Anyhow, I have noticed how my mind feels lighter and more able to focus. I feel like I dropped a few hundred IQ points, but they are my thoughts! More specifically,  this is my thought, this morning.

Monday, March 16, 2026

morning thought

I feel like everyone patronizes me, and they think they are being kind. It feels like pity. Maybe I do have severe brain damage and others really are only tolerating the village idiot. 

I wish I hadn't noticed that.

Saturday, March 14, 2026

morning thought!

I started thinking, maybe I simply did not fast long enough, and could still get those sought after benefits. Instantly, I thought about how I truly believe that I was created and placed in this world to enjoy and use food, and I finally started to feel better and got sleep. I do not think it was worth it to fast, but, my mental abilities simply do not know. This was a Moses on Sinai moment where I was not going to be tempted because I could contrast the fruit of following one way as far superior to the other, so instantly, feeling like a bit was lost and regarding my fast to trip me up...well, that wasn'tgoing to work anymore. Now, my very thoughts were used and I began playing a game in my mind, an actual fun game, but I had deleted all my mobile games recognizing them as stumbling blocks, so despite my desire to play, I freaked out realizing my own thoughts were thwarting my desires to repent and improve. I long have had a goal to pray before anything else, but always think to do it right after I start my daily "fitness" routine, but because of this attempt to cause me to stumble  I was able to broaden my view and realize what was going on and instead say a prayer.

 I saw a video where a woman started each day with a sincere prayer and it was instantly impressed upon my mind what a great instrument she must be in God's hands, so that is what I prayed for this morning. I recognized that the struggle I had been enduring for years between my heart and mind had been nothing less that the struggle between the good and the profane. I realized and was able to turn back in the right direction, and it may have been a stumble and a set back, but knowing I am eternal it really matters where I am headed, not how far I am.

Thursday, March 12, 2026

morning thought

Just a question repeats in my thoughts this morning: why did Nephi like Isaiah so much?

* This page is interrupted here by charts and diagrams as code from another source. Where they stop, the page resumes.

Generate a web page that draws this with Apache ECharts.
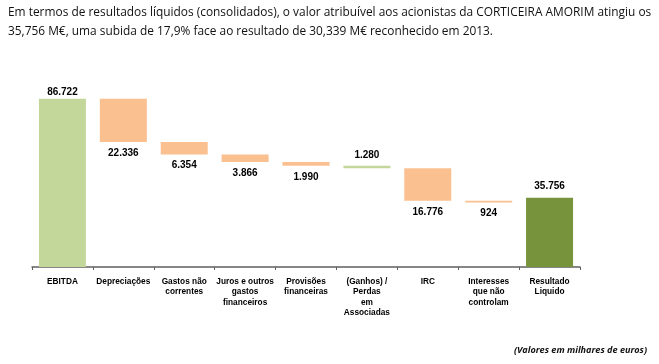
<!DOCTYPE html>
<html>
<head>
<meta charset="utf-8">
<script src="https://cdn.jsdelivr.net/npm/echarts@6/dist/echarts.min.js"></script>
<style>
html,body{margin:0;padding:0;background:#fff;}
#c{width:659px;height:364px;}
</style>
</head>
<body>
<div id="c"></div>
<script>
var titleLines = [
  "Em termos de resultados líquidos (consolidados), o valor atribuível aos acionistas da CORTICEIRA AMORIM atingiu os",
  "35,756 M€, uma subida de 17,9% face ao resultado de 30,339 M€ reconhecido em 2013."
];
var footnote = "(Valores em milhares de euros)";
var categories = ["EBITDA", "Depreciações", "Gastos não\ncorrentes", "Juros e outros\ngastos\nfinanceiros",
  "Provisões\nfinanceiras", "(Ganhos) /\nPerdas\nem\nAssociadas", "IRC", "Interesses\nque não\ncontrolam", "Resultado\nLiquido"];
// displayed amounts (thousand euros)
var amounts = [86722, 22336, 6354, 3866, 1990, 1280, 16776, 924, 35756];
// floating base of each bar as drawn in the picture
var bases = [0, 64386, 58032, 54166, 52176, 50896, 34120, 33196, 0];
// bar kind: total, decrease, increase
var kinds = ["total", "down", "down", "down", "down", "up", "down", "down", "final"];

var colors = { total: "#C4D79B", down: "#FAC090", up: "#C4D79B", final: "#77933C" };

function fmt(v) {
  return String(v).replace(/\B(?=(\d{3})+(?!\d))/g, ".");
}

var chart = echarts.init(document.getElementById("c"), null, { renderer: "canvas" });

var deltaData = amounts.map(function (v, i) {
  var k = kinds[i];
  var below = (k === "down");
  return {
    value: v,
    itemStyle: { color: colors[k] },
    label: {
      show: true,
      position: below ? "bottom" : "top",
      distance: below ? 6 : (k === "total" ? 2 : 6)
    }
  };
});

chart.setOption({
  animation: false,
  backgroundColor: "#ffffff",
  grid: { left: 32, right: 79, top: 73, bottom: 97, containLabel: false },
  xAxis: {
    type: "category",
    data: categories,
    boundaryGap: true,
    axisLine: { show: true, lineStyle: { color: "#5f5f5f", width: 1.5 } },
    axisTick: { show: true, alignWithLabel: false, length: 3, lineStyle: { color: "#5f5f5f", width: 1 } },
    axisLabel: {
      interval: 0,
      margin: 9,
      color: "#000",
      fontFamily: "Liberation Sans, Arial, sans-serif",
      fontWeight: "bold",
      fontSize: 8.3,
      lineHeight: 10.5
    }
  },
  yAxis: {
    type: "value",
    min: 0,
    max: 100000,
    show: false,
    splitLine: { show: false }
  },
  series: [
    {
      type: "bar",
      stack: "w",
      barWidth: 47,
      silent: true,
      itemStyle: { color: "rgba(0,0,0,0)" },
      data: bases
    },
    {
      type: "bar",
      stack: "w",
      barWidth: 47,
      label: {
        show: true,
        color: "#000",
        fontFamily: "Liberation Sans, Arial, sans-serif",
        fontWeight: "bold",
        fontSize: 10,
        formatter: function (p) { return fmt(p.value); }
      },
      data: deltaData
    }
  ],
  graphic: [
    {
      type: "text", left: 8, top: 7,
      style: { text: titleLines[0], fontFamily: "Open Sans, sans-serif", fontSize: 11.9, fill: "#111" }
    },
    {
      type: "text", left: 8, top: 26,
      style: { text: titleLines[1], fontFamily: "Open Sans, sans-serif", fontSize: 11.9, fill: "#111" }
    },
    {
      type: "text", right: 12, top: 346,
      style: { text: footnote, fontFamily: "Open Sans, sans-serif", fontSize: 9.1, fontWeight: "bold", fontStyle: "italic", fill: "#111" }
    }
  ]
});
</script>
</body>
</html>
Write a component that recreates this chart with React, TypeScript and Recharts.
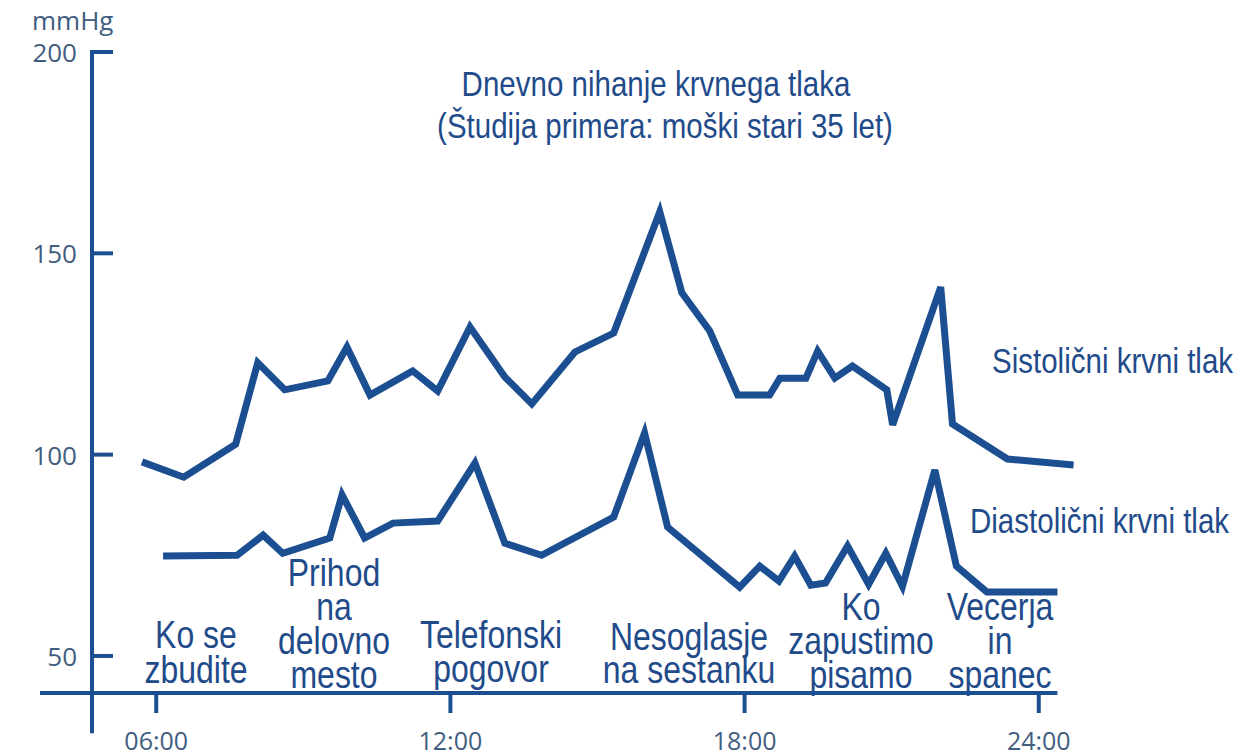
import React from "react";
import { LineChart, Line, XAxis, YAxis, ReferenceLine } from "recharts";

// hours of day (x) and mmHg (y)
const systolicHours = [
  5.71, 6.56, 7.62, 8.07, 8.62, 9.5, 9.89, 10.36, 11.23, 11.74, 12.4, 13.11,
  13.66, 14.54, 15.33, 16.27, 16.72, 17.29, 17.86, 18.51, 18.72, 19.25, 19.49,
  19.84, 20.2, 20.9, 21.02, 22.0, 22.24, 23.36, 24.71,
];
const systolicValues = [
  98.2, 94.4, 102.6, 122.8, 116.1, 118.3, 126.7, 114.8, 120.8, 115.8, 131.7,
  119.3, 112.6, 125.5, 130.2, 160.3, 140.2, 130.7, 114.8, 114.8, 119.0, 119.0,
  125.7, 119.0, 122.0, 116.1, 107.4, 141.6, 107.6, 98.9, 97.4,
];
const diastolicHours = [
  6.14, 7.65, 8.18, 8.58, 9.54, 9.79, 10.25, 10.83, 11.74, 12.5, 13.11, 13.86,
  15.33, 15.96, 16.43, 17.9, 18.31, 18.7, 19.02, 19.35, 19.65, 20.1, 20.53,
  20.88, 21.22, 21.88, 22.32, 22.94, 24.38,
];
const diastolicValues = [
  74.8, 75.0, 80.0, 75.5, 79.3, 90.0, 79.3, 83.0, 83.5, 97.9, 78.0, 75.0, 84.5,
  105.4, 82.0, 67.1, 72.3, 68.6, 74.8, 67.6, 68.1, 77.3, 67.8, 75.5, 67.3,
  96.2, 72.3, 65.9, 65.9,
];

const xTicks = [6, 12, 18, 24];
const yTicks = [50, 100, 150, 200];

const titleLines = ["Dnevno nihanje krvnega tlaka", "(Študija primera: moški stari 35 let)"];
const eventLabels = [
  ["Ko se", "zbudite"],
  ["Prihod", "na", "delovno", "mesto"],
  ["Telefonski", "pogovor"],
  ["Nesoglasje", "na sestanku"],
  ["Ko", "zapustimo", "pisamo"],
  ["Vecerja", "in", "spanec"],
];
const seriesLabels = ["Sistolični krvni tlak", "Diastolični krvni tlak"];

// layout for the text blocks (centre x, first baseline, line step)
const eventLayout = [
  { x: 196, y: 648, step: 35 },
  { x: 334, y: 586, step: 34 },
  { x: 491, y: 648, step: 34 },
  { x: 689, y: 650, step: 33 },
  { x: 861, y: 620, step: 34 },
  { x: 1000, y: 620, step: 34 },
];

const blue = "#1c4f91";
const textBlue = "#1f4b8a";
const tickColor = "#415d7f";
const narrowFont = "'Liberation Sans', Arial, sans-serif";
const tickFont = "'Open Sans', 'Noto Sans', sans-serif";

const systolic = systolicHours.map((h, i) => ({ h, v: systolicValues[i] }));
const diastolic = diastolicHours.map((h, i) => ({ h, v: diastolicValues[i] }));

const fmtHour = (h: number) => `${String(h).padStart(2, "0")}:00`;

// Arial squeezed sideways, standing in for Arial Narrow
const Narrow = ({ x, y, anchor = "middle", size = 36, children }: any) => (
  <text transform={`translate(${x} ${y}) scale(0.82 1)`} textAnchor={anchor} fontSize={size}>
    {children}
  </text>
);

const XTick = (props: any) => {
  const { x, y, payload } = props;
  return (
    <g>
      <line x1={x} x2={x} y1={y} y2={y + 20} stroke={blue} strokeWidth={4} />
      <text x={x} y={y + 57} textAnchor="middle" fontFamily={tickFont} fontSize={25} fill={tickColor}>
        {fmtHour(payload.value)}
      </text>
    </g>
  );
};

const YTick = (props: any) => {
  const { x, y, payload } = props;
  return (
    <g>
      <line x1={x} x2={x + 21} y1={y} y2={y} stroke={blue} strokeWidth={4} />
      <text x={x - 15} y={y + 10} textAnchor="end" fontFamily={tickFont} fontSize={26} fill={tickColor}>
        {payload.value}
      </text>
    </g>
  );
};

export default function App() {
  return (
    <div style={{ position: "absolute", left: 0, top: 0, width: 1247, height: 756, background: "#fff" }}>
      <LineChart width={1247} height={756} margin={{ top: 52, right: 169, left: 0, bottom: 0 }}>
        <XAxis
          dataKey="h"
          type="number"
          domain={[4.69, 24.8]}
          ticks={xTicks}
          interval={0}
          height={63}
          axisLine={false}
          tickLine={false}
          tickSize={0}
          tickMargin={0}
          tick={<XTick />}
        />
        <YAxis
          type="number"
          domain={[40.8, 200]}
          ticks={yTicks}
          interval={0}
          width={92}
          axisLine={false}
          tickLine={false}
          tickSize={0}
          tickMargin={0}
          tick={<YTick />}
        />
        <ReferenceLine
          segment={[{ x: 3.63, y: 40.8 }, { x: 24.38, y: 40.8 }]}
          stroke={blue}
          strokeWidth={4}
          ifOverflow="visible"
        />
        <ReferenceLine
          segment={[{ x: 4.69, y: 30.8 }, { x: 4.69, y: 200.5 }]}
          stroke={blue}
          strokeWidth={4}
          ifOverflow="visible"
        />
        <Line
          data={systolic}
          dataKey="v"
          stroke={blue}
          strokeWidth={7}
          strokeLinejoin="miter"
          strokeLinecap="butt"
          dot={false}
          activeDot={false}
          isAnimationActive={false}
        />
        <Line
          data={diastolic}
          dataKey="v"
          stroke={blue}
          strokeWidth={7}
          strokeLinejoin="miter"
          strokeLinecap="butt"
          dot={false}
          activeDot={false}
          isAnimationActive={false}
        />
        <text x={32} y={30} fontFamily={tickFont} fontSize={26} fill={tickColor}>
          mmHg
        </text>
        <g fontFamily={narrowFont} fill={textBlue}>
          <Narrow x={656} y={96}>{titleLines[0]}</Narrow>
          <Narrow x={665} y={138}>{titleLines[1]}</Narrow>
          <Narrow x={992} y={373} anchor="start">{seriesLabels[0]}</Narrow>
          <Narrow x={970} y={533} anchor="start">{seriesLabels[1]}</Narrow>
          {eventLabels.map((lines, i) =>
            lines.map((line, j) => (
              <Narrow
                key={`${i}-${j}`}
                x={eventLayout[i].x}
                y={eventLayout[i].y + j * eventLayout[i].step}
                size={39}
              >
                {line}
              </Narrow>
            ))
          )}
        </g>
      </LineChart>
    </div>
  );
}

I won't give the obvious answer to me cause there are so many better thoughts that will result.

Wednesday, March 11, 2026

morning thought

It does more harm than good to reason out matters of faith.

Even reasoning out principles only makes us accept that they are reasonable.

My pet peeve is people in my life who have spoke about great miracles as if they could be found out or understood. I see in my life where I diverged to seeking out knowledge and thought I was shedding light on things but, as I look back on my life I wasn't niave or blindly following things, I just knew things for certainly.  I miss that girl. "It is good to be learned... " But, if that learning is lopsided, it is detrimental.